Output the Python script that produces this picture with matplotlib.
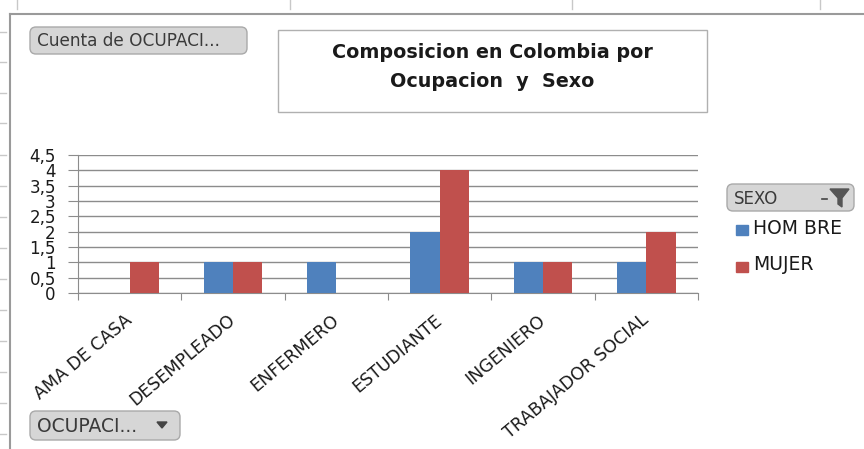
import numpy as np
import matplotlib.pyplot as plt
from matplotlib.patches import FancyBboxPatch, Rectangle
from matplotlib.transforms import ScaledTranslation

plt.rcParams['font.family'] = ['DejaVu Sans']

categorias = ["AMA DE CASA", "DESEMPLEADO", "ENFERMERO", "ESTUDIANTE", "INGENIERO", "TRABAJADOR SOCIAL"]
hombre = [0, 1, 1, 2, 1, 1]
mujer = [1, 1, 0, 4, 1, 2]
yticks = [0, 0.5, 1, 1.5, 2, 2.5, 3, 3.5, 4, 4.5]
ytick_labels = ["0", "0,5", "1", "1,5", "2", "2,5", "3", "3,5", "4", "4,5"]
titulo = "Composicion en Colombia por\nOcupacion  y  Sexo"

azul = "#4F81BD"
rojo = "#C0504D"
texto = "#1A1A1A"

W, H = 864, 449
fig = plt.figure(figsize=(W / 100, H / 100), dpi=100)

# background layer in pixel coords (sheet frame, buttons, title box)
bg = fig.add_axes([0, 0, 1, 1])
bg.set_xlim(0, W)
bg.set_ylim(H, 0)
bg.axis('off')

bg.plot([10, 10], [14, H], color="#9A9A9A", lw=1.5)
bg.plot([10, W], [14, 14], color="#9A9A9A", lw=1.5)
for yy in [32, 62, 93, 123, 155, 186, 217, 248, 279, 310, 341, 372, 403, 434]:
    bg.plot([0, 6], [yy, yy], color="#C8C8C8", lw=1)
for xx in [17, 290, 572, 820]:
    bg.plot([xx, xx], [0, 9], color="#C8C8C8", lw=1)


def boton(x0, y0, x1, y1, txt, fs):
    p = FancyBboxPatch((x0, y0), x1 - x0, y1 - y0, boxstyle="round,pad=0,rounding_size=6",
                       facecolor="#D6D6D6", edgecolor="#A9A9A9", lw=1)
    bg.add_patch(p)
    bg.text(x0 + 7, (y0 + y1) / 2 + 1, txt, fontsize=fs, color="#3A3A3A", va='center', ha='left')


boton(30, 27, 247, 54, "Cuenta de OCUPACI...", 12.2)
boton(30, 411, 180, 440, "OCUPACI...", 13.5)
bg.fill([157, 167, 162], [422, 422, 428], color="#444444")
boton(727, 184, 854, 211, "SEXO", 12)
bg.plot([822, 827], [199, 199], color="#444444", lw=1.2)
bg.fill([830, 849, 842, 842, 838, 838], [189, 189, 198, 207, 204, 198], color="#555555")

# title box
bg.add_patch(Rectangle((278, 30), 429, 82, facecolor="white", edgecolor="#B0B0B0", lw=1))
bg.text(492, 67, titulo, fontsize=13.8, fontweight='bold', ha='center', va='center',
        linespacing=1.7, color=texto)

# legend
bg.add_patch(Rectangle((736, 225), 12, 10, color=azul))
bg.text(753, 228, "HOM BRE", fontsize=13.5, va='center', color=texto)
bg.add_patch(Rectangle((736, 262), 12, 10, color=rojo))
bg.text(753, 265, "MUJER", fontsize=13.5, va='center', color=texto)

# main chart
ax = fig.add_axes([78 / W, 1 - 293 / H, (698 - 78) / W, (293 - 155) / H])
ax.patch.set_alpha(0)
x = np.arange(len(categorias))
bw = 0.285
ax.bar(x - bw / 2, hombre, bw, color=azul, zorder=3)
ax.bar(x + bw / 2, mujer, bw, color=rojo, zorder=3)

ax.set_xlim(-0.5, len(categorias) - 0.5)
ax.set_ylim(0, 4.5)
ax.set_yticks(yticks)
ax.set_yticklabels(ytick_labels, fontsize=12, color=texto)
ax.yaxis.grid(True, color="#8C8C8C", lw=1)
ax.set_axisbelow(True)
for s in ['top', 'right']:
    ax.spines[s].set_visible(False)
for s in ['left', 'bottom']:
    ax.spines[s].set_color("#8C8C8C")
ax.tick_params(axis='y', length=7, color="#8C8C8C", pad=9)

ax.set_xticks(np.arange(len(categorias) + 1) - 0.5)
ax.set_xticklabels([])
ax.tick_params(axis='x', length=5, color="#8C8C8C", direction='out')
off = ScaledTranslation(0 / 100, -25 / 100, fig.dpi_scale_trans)
for i, c in enumerate(categorias):
    ax.text(i, 0, c, transform=ax.get_xaxis_transform() + off, rotation=40,
            ha='right', va='center', rotation_mode='anchor', fontsize=12.5, color=texto)

fig.savefig("out.png", dpi=100)
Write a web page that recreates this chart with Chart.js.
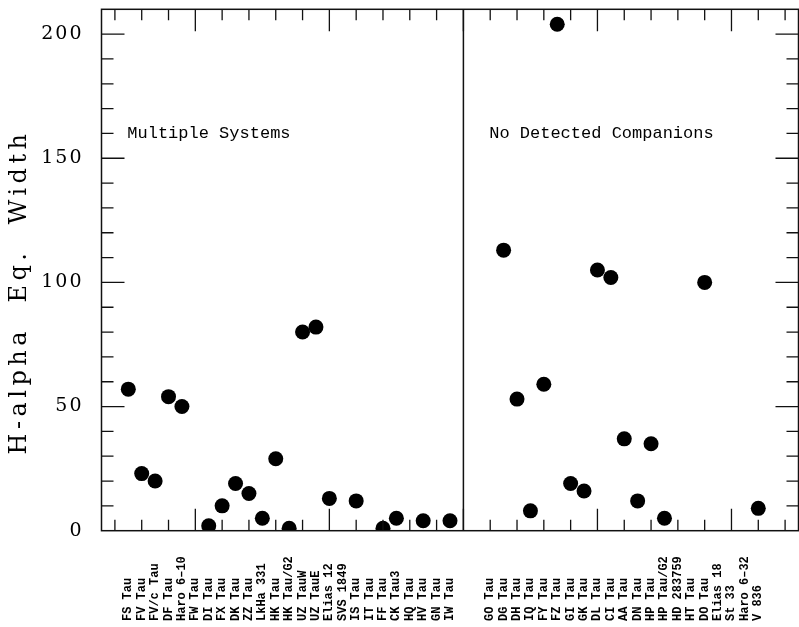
<!DOCTYPE html>
<html><head><meta charset="utf-8">
<script src="https://cdn.jsdelivr.net/npm/chart.js@4"></script>
<style>
html,body{margin:0;padding:0;background:#fff;overflow:hidden;}
#wrap{width:806px;height:627px;position:relative;}
</style></head><body>
<div id="wrap"><canvas id="c"></canvas></div>
<script>
// Categories: 25 multiple systems, two empty gap slots, 21 with no detected companions
const categories = [
  "FS Tau","FV Tau","FV/c Tau","DF Tau","Haro 6–10","FW Tau","DI Tau","FX Tau","DK Tau","ZZ Tau",
  "LkHa 331","HK Tau","HK Tau/G2","UZ TauW","UZ TauE","Elias 12","SVS 1849","IS Tau","IT Tau","FF Tau",
  "CK Tau3","HQ Tau","HV Tau","GN Tau","IW Tau",
  "","",
  "GO Tau","DG Tau","DH Tau","IQ Tau","FY Tau","FZ Tau","GI Tau","GK Tau","DL Tau","CI Tau",
  "AA Tau","DN Tau","HP Tau","HP Tau/G2","HD 283759","HT Tau","DO Tau","Elias 18","St 33","Haro 6–32","V 836"
];
// H-alpha equivalent width per category (null = no point plotted)
const hAlphaEW = [
  57,23,20,54,50,null,2,10,19,15,
  5,29,1,80,82,13,null,12,null,1,
  5,null,4,null,4,
  null,null,
  null,113,53,8,59,204,19,16,105,102,
  37,12,35,5,null,null,100,null,null,null,9
];
const groupLabels = ["Multiple Systems", "No Detected Companions"];
const yTickValues = [0, 50, 100, 150, 200];
const yTitle = "H-alpha  Eq.  Width";

const points = [];
hAlphaEW.forEach((v, i) => { if (v !== null) points.push({x: i, y: v}); });

const framePlugin = {
  id: 'frame',
  beforeDraw(chart) { chart.ctx.letterSpacing = '2px'; },
  afterDraw(chart) {
    const {ctx, chartArea: a, scales: {x, y}} = chart;
    ctx.save();
    ctx.letterSpacing = '0px';
    ctx.strokeStyle = '#111';
    ctx.lineWidth = 1.5;
    ctx.strokeRect(a.left, a.top, a.right - a.left, a.bottom - a.top);
    // divider between the two groups
    const xd = x.getPixelForValue(25);
    ctx.beginPath(); ctx.moveTo(xd, a.top); ctx.lineTo(xd, a.bottom); ctx.stroke();
    // x tick marks (inward, top and bottom)
    ctx.lineWidth = 1.3;
    for (let s = -1; s <= 49; s += 2) {
      const px = x.getPixelForValue(s);
      const L = (((s % 10) + 10) % 10 === 5) ? 22 : 11;
      ctx.beginPath();
      ctx.moveTo(px, a.bottom); ctx.lineTo(px, a.bottom - L);
      ctx.moveTo(px, a.top); ctx.lineTo(px, a.top + L);
      ctx.stroke();
    }
    // y tick marks (inward, left and right)
    for (let v = 10; v <= 200; v += 10) {
      const py = y.getPixelForValue(v);
      const L = (v % 50 === 0) ? 23 : 12;
      ctx.beginPath();
      ctx.moveTo(a.left, py); ctx.lineTo(a.left + L, py);
      ctx.moveTo(a.right, py); ctx.lineTo(a.right - L, py);
      ctx.stroke();
    }
    // category labels, rotated, starting at the bottom
    ctx.fillStyle = '#000';
    ctx.font = 'bold 12px "Liberation Mono"';
    ctx.textAlign = 'left';
    ctx.textBaseline = 'middle';
    categories.forEach((name, i) => {
      if (!name) return;
      const px = x.getPixelForValue(i);
      ctx.save();
      ctx.translate(px, 621);
      ctx.rotate(-Math.PI / 2);
      ctx.fillText(name, 0, 0);
      ctx.restore();
    });
    // group labels
    ctx.font = '17px "Liberation Mono"';
    ctx.textBaseline = 'middle';
    ctx.fillText(groupLabels[0], x.getPixelForValue(0) - 1, y.getPixelForValue(160));
    ctx.fillText(groupLabels[1], x.getPixelForValue(27) - 1, y.getPixelForValue(160));
    // y axis title
    ctx.font = '24px "DejaVu Serif"';
    ctx.letterSpacing = '4.5px';
    ctx.textAlign = 'center';
    ctx.textBaseline = 'alphabetic';
    ctx.save();
    ctx.translate(26, 292);
    ctx.rotate(-Math.PI / 2);
    ctx.fillText(yTitle, 0, 0);
    ctx.restore();
    ctx.restore();
  }
};

new Chart(document.getElementById('c'), {
  type: 'scatter',
  data: {
    datasets: [{
      label: 'H-alpha Eq. Width',
      data: points,
      backgroundColor: '#000',
      borderColor: '#000',
      borderWidth: 0,
      pointRadius: 7.5,
      pointHoverRadius: 7.5
    }]
  },
  options: {
    responsive: true,
    maintainAspectRatio: false,
    animation: false,
    layout: {padding: {top: 9.3, right: 2.5, bottom: 0, left: 0}},
    plugins: {legend: {display: false}, tooltip: {enabled: false}},
    scales: {
      x: {
        type: 'linear', min: -2, max: 50,
        grid: {display: false},
        border: {display: false},
        ticks: {display: false},
        afterFit(s) { s.height = 96.3; s.paddingLeft = 0; s.paddingRight = 0; }
      },
      y: {
        type: 'linear', min: 0, max: 210,
        grid: {display: false},
        border: {display: false},
        afterBuildTicks(s) { s.ticks = yTickValues.map(v => ({value: v})); },
        ticks: {
          color: '#000',
          padding: 10,
          font: {family: '"DejaVu Serif"', size: 19}
        },
        afterFit(s) { s.width = 101.5; s.paddingTop = 0; s.paddingBottom = 0; }
      }
    }
  },
  plugins: [framePlugin]
});
</script>
</body></html>
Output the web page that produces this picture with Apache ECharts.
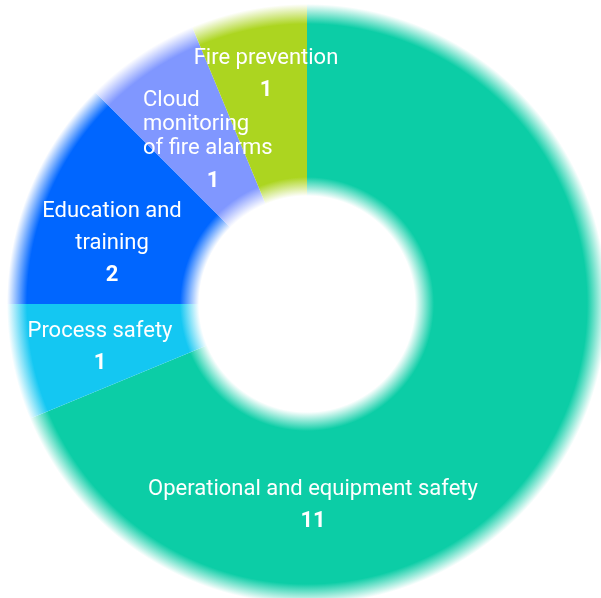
<!DOCTYPE html>
<html>
<head>
<meta charset="utf-8">
<script src="https://cdn.jsdelivr.net/npm/echarts@6/dist/echarts.min.js"></script>
<style>
  html, body { margin: 0; padding: 0; background: #fff; }
  #chart { width: 601px; height: 598px; }
</style>
</head>
<body>
<div id="chart"></div>
<script>
  // data
  const categories = [
    'Operational and equipment safety',
    'Process safety',
    'Education and training',
    'Cloud monitoring of fire alarms',
    'Fire prevention'
  ];
  const values = [11, 1, 2, 1, 1];
  // how each name is broken into lines
  const nameLines = [
    ['Operational and equipment safety'],
    ['Process safety'],
    ['Education and', 'training'],
    ['Cloud', 'monitoring', 'of fire alarms'],
    ['Fire prevention']
  ];

  const palette = ['#0ccda6', '#14c7f2', '#0066ff', '#8097ff', '#acd520'];
  const cx = 307, cy = 304, R = 300;
  // label anchors (block centres)
  const labelPos = [[313, 505], [100, 347], [112, 243], [213, 145], [266, 74]];

  function fadeRing(color) {
    return {
      type: 'radial', global: true, x: cx, y: cy, r: R,
      colorStops: [
        { offset: 0, color: '#ffffff' },
        { offset: 108 / R, color: '#ffffff' },
        { offset: 127 / R, color: color },
        { offset: 280 / R, color: color },
        { offset: 1, color: '#ffffff' }
      ]
    };
  }

  const myChart = echarts.init(document.getElementById('chart'));
  const font = 'Roboto';
  const fs = 22;
  const option = {
    backgroundColor: '#ffffff',
    animation: false,
    series: [{
      type: 'pie',
      center: [cx, cy],
      radius: [100, 304],
      startAngle: 90,
      clockwise: true,
      avoidLabelOverlap: false,
      itemStyle: { borderWidth: 0 },
      emphasis: { disabled: true },
      label: {
        show: true,
        position: 'inside',
        color: '#fff',
        fontFamily: font,
        fontSize: fs,
        align: 'center',
        formatter: function (p) {
          const lines = nameLines[p.dataIndex];
          const multi = lines.length > 2;
          const tag = multi ? 'c' : 't';
          return lines.map(l => '{' + tag + '|' + l + '}').join('\n') +
            '\n{' + (multi ? 'm' : 'n') + '|' + p.value + '}';
        },
        rich: {
          t: { color: '#fff', fontFamily: font, fontSize: fs, lineHeight: 32 },
          c: { color: '#fff', fontFamily: font, fontSize: fs, lineHeight: 24, align: 'left' },
          n: { color: '#fff', fontFamily: font, fontSize: fs, fontWeight: 'bold', lineHeight: 32, align: 'center' },
          m: { color: '#fff', fontFamily: font, fontSize: fs, fontWeight: 'bold', lineHeight: 42, align: 'center' }
        }
      },
      labelLine: { show: false },
      labelLayout: function (p) {
        const pos = labelPos[p.dataIndex];
        return { x: pos[0], y: pos[1], align: 'center', verticalAlign: 'middle' };
      },
      data: categories.map(function (name, i) {
        const item = {
          name: name,
          value: values[i],
          itemStyle: { color: fadeRing(palette[i]) }
        };
        if (i === 3) item.label = { width: 140 };
        return item;
      })
    }]
  };
  myChart.setOption(option);
</script>
</body>
</html>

◇ ◇ ◇ ◇ ◇ ◇ ◇

To be done: Pull out every line holding "script" from the records above, and copy it.

Finished exercise:
Output the Python script that produces this picture with matplotlib.
<script src="https://cdn.jsdelivr.net/npm/chart.js@4"></script>
<script>
</script>
<script src="https://cdn.jsdelivr.net/npm/echarts@6/dist/echarts.min.js"></script>
<script>
</script>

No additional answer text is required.